**Work instructions:**
Retype, word for word, the lines from the first line of the entries through the line that holds "tick_positions = [0, 10, 20, 30, 40, 50]"; leave out the pictures.

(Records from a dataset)
# # # #

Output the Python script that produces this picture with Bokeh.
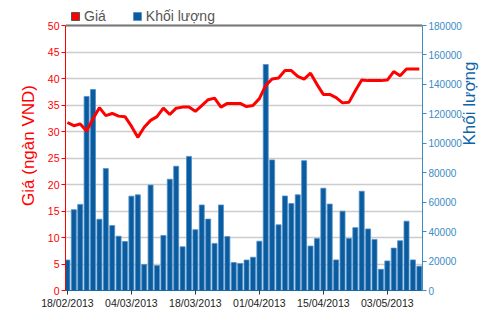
import math
from bokeh.plotting import figure
from bokeh.models import (Range1d, LinearAxis, FixedTicker, Legend, LegendItem,
                          ColumnDataSource, Span, NumeralTickFormatter)
from bokeh.embed import file_html
from bokeh.resources import INLINE

# ---- data ----
tick_labels = ["18/02/2013", "04/03/2013", "18/03/2013", "01/04/2013", "15/04/2013", "03/05/2013"]
tick_positions = [0, 10, 20, 30, 40, 50]

price = [31.7, 31.1, 31.4, 30.1, 32.4, 34.5, 33.0, 33.4, 32.9, 32.8,
         31.0, 28.9, 30.8, 32.1, 32.8, 34.4, 33.2, 34.4, 34.6, 34.6,
         33.8, 34.9, 36.0, 36.3, 34.6, 35.3, 35.3, 35.3, 34.7, 34.9,
         36.2, 38.7, 39.9, 40.1, 41.5, 41.5, 40.4, 39.9, 41.0, 38.9,
         37.0, 37.0, 36.4, 35.4, 35.5, 37.7, 39.7, 39.6, 39.6, 39.6,
         39.7, 41.3, 40.5, 41.8, 41.8, 41.8]

volume = [20700, 54900, 58500, 131800, 136500, 48400, 82800, 44100, 36900, 33300,
          64100, 65000, 17600, 71600, 16900, 37400, 75600, 84400, 29700, 91100,
          41300, 58100, 48500, 32000, 58100, 36600, 19000, 18400, 20700, 22600,
          33500, 153500, 88700, 44600, 64200, 59100, 65000, 88200, 30200, 35400,
          69500, 58700, 20800, 53900, 35400, 42700, 67400, 41800, 34700, 14400,
          20100, 28800, 33800, 47100, 20800, 16500]

price_ticks = list(range(0, 51, 5))
volume_ticks = list(range(0, 180001, 20000))

idx = list(range(len(volume)))

RED = "#ff0000"
BLUE = "#0b5c9e"
AXBLUE = "#3a8cc4"
FONT = "Liberation Sans"

# frame spans the full height above the x axis; the top strip holds the legend
H, BOTTOM, TOPGAP = 312, 22, 25
frame_h = H - BOTTOM
scale = frame_h / (frame_h - TOPGAP)

p = figure(width=500, height=H, output_backend="svg", toolbar_location=None,
           x_range=Range1d(-0.3, 55.5), y_range=Range1d(0, 50 * scale),
           min_border_left=65, min_border_right=78, min_border_top=0, min_border_bottom=BOTTOM)
p.extra_y_ranges = {"vol": Range1d(0, 180000 * scale)}
p.outline_line_color = None
p.background_fill_color = "white"
p.border_fill_color = "white"

src = ColumnDataSource(dict(x=idx, vol=volume, price=price))

bars = p.vbar(x="x", top="vol", width=0.78, source=src, y_range_name="vol",
              fill_color=BLUE, line_color="#4f8fca", line_width=0.8)
line = p.line(x="x", y="price", source=src, line_color=RED, line_width=3)

# legend swatch for price (placed outside visible range)
dummy = ColumnDataSource(dict(x=[-50], top=[1]))
r_red = p.vbar(x="x", top="top", width=0.5, source=dummy, fill_color=RED, line_color="#555555")

# axes
p.xaxis.ticker = FixedTicker(ticks=tick_positions)
p.xaxis.major_label_overrides = {t: l for t, l in zip(tick_positions, tick_labels)}
p.xaxis.major_label_text_font_size = "10.5px"
p.xaxis.major_label_text_font = FONT
p.xaxis.major_label_text_color = "#222222"
p.xaxis.axis_line_color = "#1b6aa8"
p.xaxis.major_tick_line_color = "#333333"
p.xaxis.major_tick_in = 0
p.xaxis.major_tick_out = 4
p.xaxis.minor_tick_line_color = None
p.xaxis.major_label_standoff = 2

ya = p.yaxis[0]
ya.ticker = FixedTicker(ticks=price_ticks)
ya.bounds = (0, 50)
ya.axis_label = "Giá (ngàn VND)"
ya.axis_label_text_color = RED
ya.axis_label_text_font_size = "17px"
ya.axis_label_text_font_style = "normal"
ya.axis_label_text_font = FONT
ya.axis_label_standoff = 7
ya.major_label_text_color = RED
ya.major_label_text_font_size = "10.5px"
ya.major_label_text_font = FONT
ya.axis_line_color = RED
ya.major_tick_line_color = RED
ya.major_tick_in = 0
ya.major_tick_out = 4
ya.minor_tick_line_color = None
ya.major_label_standoff = 2

ra = LinearAxis(y_range_name="vol", ticker=FixedTicker(ticks=volume_ticks),
                formatter=NumeralTickFormatter(format="0"))
ra.bounds = (0, 180000)
ra.axis_label = "Khối lượng"
ra.axis_label_text_color = "#0d64a8"
ra.axis_label_text_font_size = "17px"
ra.axis_label_text_font_style = "normal"
ra.axis_label_text_font = FONT
ra.axis_label_standoff = 5
try:
    ra.axis_label_orientation = math.pi / 2
except Exception:
    pass
ra.major_label_text_color = AXBLUE
ra.major_label_text_font_size = "10px"
ra.major_label_text_font = FONT
ra.axis_line_color = AXBLUE
ra.major_tick_line_color = AXBLUE
ra.major_tick_in = 0
ra.major_tick_out = 4
ra.minor_tick_line_color = None
ra.major_label_standoff = 2
p.add_layout(ra, "right")

p.xgrid.grid_line_color = None
p.ygrid.grid_line_color = "#cccccc"
p.ygrid.grid_line_width = 1.5

top_line = Span(location=50, dimension="width", line_color="#777777", line_width=2)
p.add_layout(top_line)

legend = Legend(items=[LegendItem(label="Giá", renderers=[r_red]),
                       LegendItem(label="Khối lượng", renderers=[bars])],
                orientation="horizontal", location=(5, frame_h - 24),
                label_text_font=FONT, label_text_font_size="14px",
                label_text_color="#555555", glyph_width=10, glyph_height=10,
                label_standoff=4, spacing=26, padding=0, margin=0,
                border_line_color=None, background_fill_alpha=0)
p.add_layout(legend)

open("out.html", "w").write(file_html(p, INLINE))
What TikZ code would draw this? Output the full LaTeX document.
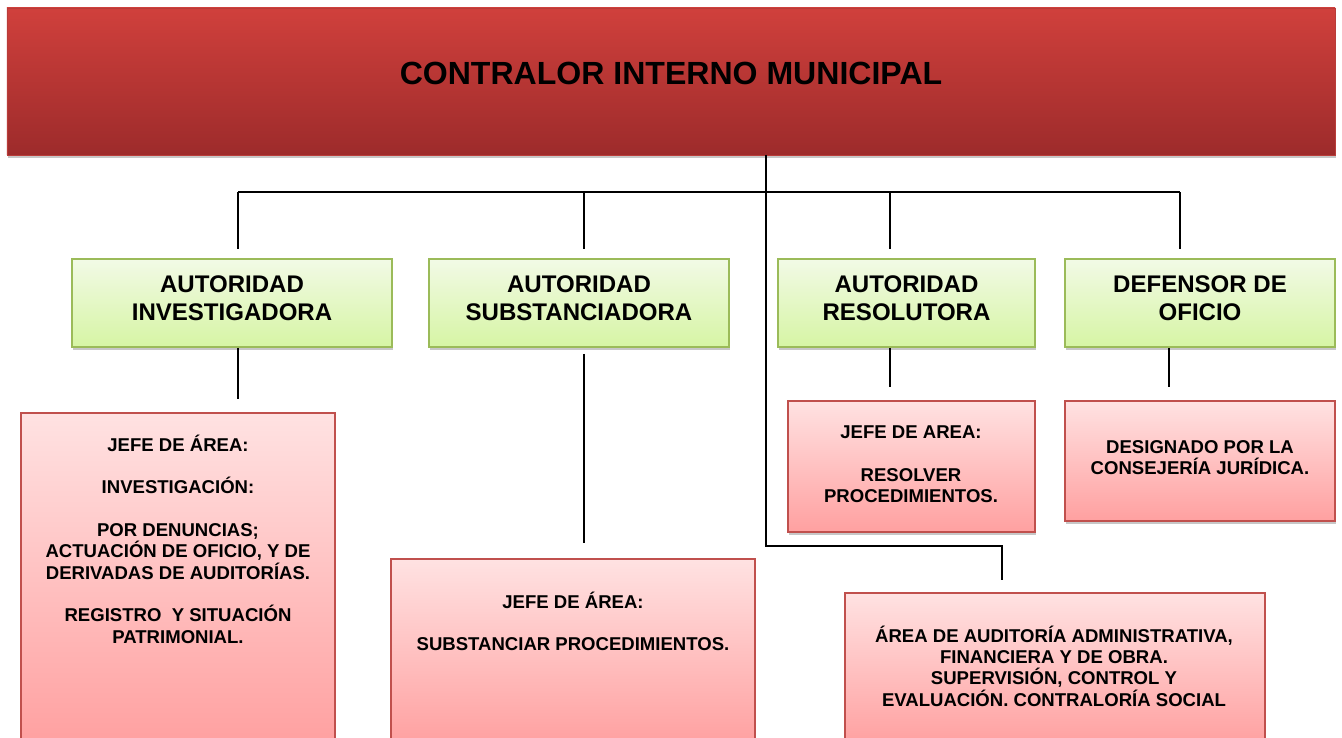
\documentclass[tikz,border=0pt]{standalone}
\usepackage{fontspec}
\setmainfont{Liberation Sans}
\usetikzlibrary{shadows}

\definecolor{headTop}{RGB}{208,64,60}
\definecolor{headBot}{RGB}{157,43,43}
\definecolor{headLine}{RGB}{185,60,57}
\definecolor{authTop}{RGB}{242,250,230}
\definecolor{authBot}{RGB}{214,245,164}
\definecolor{authLine}{RGB}{155,187,89}
\definecolor{taskTop}{RGB}{255,226,226}
\definecolor{taskBot}{RGB}{255,160,160}
\definecolor{taskLine}{RGB}{192,80,77}

\tikzset{
  boxshadow/.style={drop shadow={shadow xshift=0.03cm, shadow yshift=-0.08cm, opacity=0.22, fill=black}},
  headbox/.style={rectangle, inner sep=0pt, top color=headTop, bottom color=headBot, draw=headLine, line width=0.6pt, boxshadow},
  authbox/.style={rectangle, inner sep=0pt, minimum height=2.2cm, top color=authTop, bottom color=authBot, draw=authLine, line width=1.2pt, boxshadow},
  taskbox/.style={rectangle, inner sep=0pt, top color=taskTop, bottom color=taskBot, draw=taskLine, line width=1.2pt, boxshadow},
  headtext/.style={font=\fontsize{22.8pt}{26pt}\selectfont\bfseries, anchor=base, inner sep=0pt},
  authtext/.style={font=\fontsize{17.1pt}{19.7pt}\selectfont\bfseries, align=center, anchor=base, inner sep=0pt},
  tasktext/.style={font=\fontsize{13.2pt}{15.15pt}\selectfont\bfseries, align=center, anchor=base, inner sep=0pt},
  link/.style={line width=1.2pt}
}

\begin{document}
\begin{tikzpicture}
    \useasboundingbox (0,0) rectangle (33.55,-18.45);

    \node[headbox, minimum width=33.2cm, minimum height=3.675cm] (top) at (16.775,-2.0375) {};
    \node[headtext] (topText) at (16.775,-2.125) {CONTRALOR INTERNO MUNICIPAL};

    \node[authbox, minimum width=8cm] (inv) at (5.8,-7.575) {};
    \node[authbox, minimum width=7.5cm] (sub) at (14.475,-7.575) {};
    \node[authbox, minimum width=6.425cm] (res) at (22.6625,-7.575) {};
    \node[authbox, minimum width=6.75cm] (def) at (30,-7.575) {};

    \node[authtext] (invText) at (5.8,-8) {AUTORIDAD\\INVESTIGADORA};
    \node[authtext] (subText) at (14.475,-8) {AUTORIDAD\\SUBSTANCIADORA};
    \node[authtext] (resText) at (22.6625,-8) {AUTORIDAD\\RESOLUTORA};
    \node[authtext] (defText) at (30,-8) {DEFENSOR DE\\OFICIO};

    \node[taskbox, minimum width=7.85cm, minimum height=8.3cm] (invJefe) at (4.45,-14.475) {};
    \node[taskbox, minimum width=9.1cm, minimum height=4.65cm] (subJefe) at (14.325,-16.3) {};
    \node[taskbox, minimum width=6.175cm, minimum height=3.275cm] (resJefe) at (22.7875,-11.6625) {};
    \node[taskbox, minimum width=6.75cm, minimum height=3cm] (defDes) at (30,-11.525) {};
    \node[taskbox, minimum width=10.5cm, minimum height=3.8cm] (audit) at (26.375,-16.725) {};

    \node[tasktext] (invJefeText) at (4.45,-16.075) {JEFE DE ÁREA:\\[\baselineskip]INVESTIGACIÓN:\\[\baselineskip]POR DENUNCIAS;\\ACTUACIÓN DE OFICIO, Y DE\\DERIVADAS DE AUDITORÍAS.\\[\baselineskip]REGISTRO\ \ Y SITUACIÓN\\PATRIMONIAL.};
    \node[tasktext] (subJefeText) at (14.325,-16.2675) {JEFE DE ÁREA:\\[\baselineskip]SUBSTANCIAR PROCEDIMIENTOS.};
    \node[tasktext] (resJefeText) at (22.775,-12.5575) {JEFE DE AREA:\\[\baselineskip]RESOLVER\\PROCEDIMIENTOS.};
    \node[tasktext] (defDesText) at (30,-11.8675) {DESIGNADO POR LA\\CONSEJERÍA JURÍDICA.};
    \node[tasktext] (auditText) at (26.35,-17.65) {ÁREA DE AUDITORÍA ADMINISTRATIVA,\\FINANCIERA Y DE OBRA.\\SUPERVISIÓN, CONTROL Y\\EVALUACIÓN. CONTRALORÍA SOCIAL};

    \coordinate (bus1) at (5.95,-4.8);
    \coordinate (bus2) at (14.6,-4.8);
    \coordinate (bus3) at (22.25,-4.8);
    \coordinate (bus4) at (29.5,-4.8);
    \coordinate (trunk) at (19.15,-13.65);
    \coordinate (elbow) at (25.05,-13.65);

    \draw[link] (bus1) -- (bus4);
    \foreach \b/\n in {bus1/inv, bus2/sub, bus3/res, bus4/def}
        \draw[link] (\b) -- ([yshift=0.225cm]\n.north -| \b);

    \draw[link] (inv.south -| bus1) -- ([yshift=0.325cm]invJefe.north -| bus1);
    \draw[link] ([yshift=-0.15cm]sub.south -| bus2) -- ([yshift=0.375cm]subJefe.north -| bus2);
    \draw[link] (res.south -| bus3) -- ([yshift=0.325cm]resJefe.north -| bus3);
    \draw[link] (def.south -| 29.225,0) -- ([yshift=0.325cm]defDes.north -| 29.225,0);

    \draw[link] (top.south -| trunk) -- (trunk) -- (elbow) -- ([yshift=0.3cm]audit.north -| elbow);
\end{tikzpicture}
\end{document}
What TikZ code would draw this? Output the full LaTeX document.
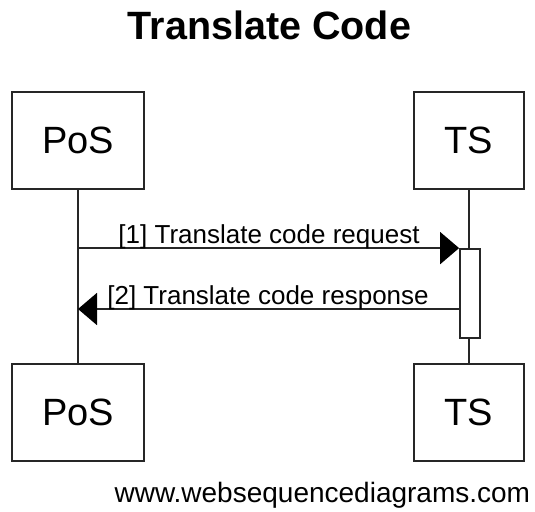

# # # #

**Task solution:**
Output the Python script that produces this picture with Bokeh.
import math
from bokeh.plotting import figure
from bokeh.models import (Range1d, LinearAxis, FixedTicker, Legend, LegendItem,
                          ColumnDataSource, Span, NumeralTickFormatter)
from bokeh.embed import file_html
from bokeh.resources import INLINE

# ---- data ----
tick_labels = ["18/02/2013", "04/03/2013", "18/03/2013", "01/04/2013", "15/04/2013", "03/05/2013"]
tick_positions = [0, 10, 20, 30, 40, 50]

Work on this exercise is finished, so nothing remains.